Opportunity costs are at the core of free market economics, and The Wall Street Journal‘s editors offer a succinct definition [emphasis added].
Consider a business that spends $1 million obeying a regulation by making an upgrade, installing new equipment, hiring lawyers, and whatever else compliance entails.
[O]pportunity cost is what the $1 million would have been used for absent the regulation. It might have been spent on research and development, hiring, increasing output, or paying bonuses to employees, who in turn would spend it on something else.
An accountant would say the cost of this regulation is $1 million, and this is basically how President Biden’s OMB wants regulators and the public to think as well.

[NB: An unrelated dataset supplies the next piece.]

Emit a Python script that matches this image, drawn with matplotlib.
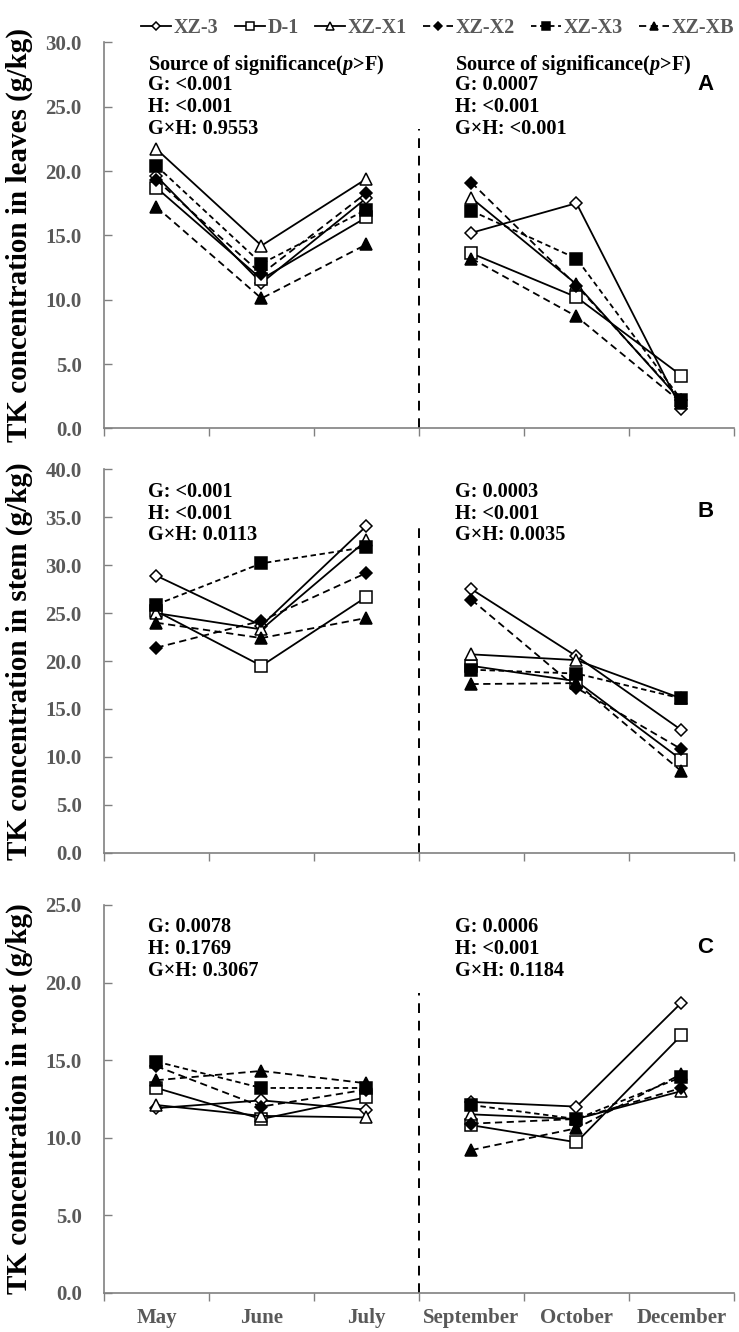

A good economist knows better and would account not only for the dollars spent but also the forgone rate of return on activities never taken up due to regulatory compliance.
Thus, opportunity cost estimating is a critical way in which businessmen—not just economists—estimate the value of a variety of potential moves in an effort to identify the one (or two in concert with each other) that make the most business sense/provide highest and most likely return(s) on the actual dollars that would actually be committed.
Biden’s move is not just an attempt to…mislead…us ordinary Americans regarding the costs of the Biden regulatory state, it’s an outright attack on our free market economy and an attempt to replace it with his regulatory state, economic decisions from the center, economy.